BOOK III

BACK TO EGYPT


CHAPTER I

LEMNOS

After many delays we landed, and after many wanderings arrived at a camping-ground, and went supperless and tentless to bed—too tired to remark, rolled in our blankets, either drenching dew or stony ground, but not so weary as to be unconscious of the absence of shell. Our Last Post for many months had been sounded by bursting shell (for many a man it had been Last Post indeed); the massed buglers of the battalions seemed now a voice from the land of spirits. There were men (they are to be believed) literally wakened by the stillness in the night, restless through the sudden deprivation of the midnight shriek from the flank and of our own roar of discharge from above. For the nocturnal crack and whistle of bullets, here was the distraction of utter quietness. For a week it was disconcerting.

The réveille which wakened you at dawn was hard to place in the first few moments of semi-consciousness. "Am I dreaming?
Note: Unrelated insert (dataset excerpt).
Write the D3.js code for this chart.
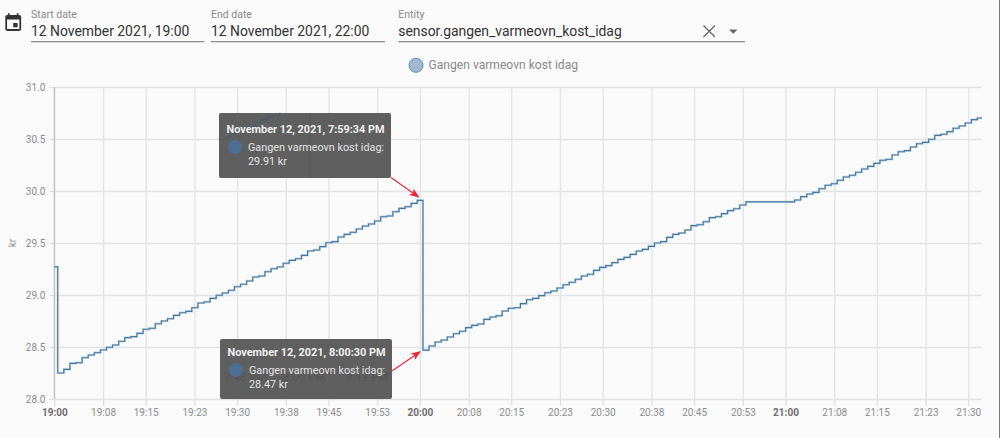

Back in camp at Melbourne?" The flood of consciousness sweeps off that sweet delusion—however sweet this island of rest may be.... A woman's voice draws you blinking to the tent door—"Vashung! Vashung!" It has a Teutonic gerundial flavour. But it's only the Greek ladies soliciting in the mist the soiled garments of soldiers. They move about the camp until the sun is well transmuted from that dull-glowing ball into the mist-dispelling Day's-Eye, stripping the whole landscape down into stony detail and making those volcanic peaks in the north to glow. Before breakfast is well on the women have amassed their huge bundles, and the 'cute Greek boys, in pantaloons and soldiers' cast-off tunics, have sold you a day's store of oranges and chocolate.

The days are easy. We know we shall move to Egypt (or "elsewhere") incontinently, and will take the leisure the war-gods provide us while we may. Only the fatigues necessary to camp cleanliness and to eating mar the day. Most of it is spent lounging, reading, smoking, yarning reminiscently of Anzac, and scrambling. Write letters we may not at this stage. The general order prohibiting letters dealing with the evacuation and with movements of troops either known or surmised has never been revoked; and has been reinforced by a prohibition against correspondence of any sort—except upon field-service cards—those "printed abominations" for which correspondents at home "thank you very much indeed for sending me."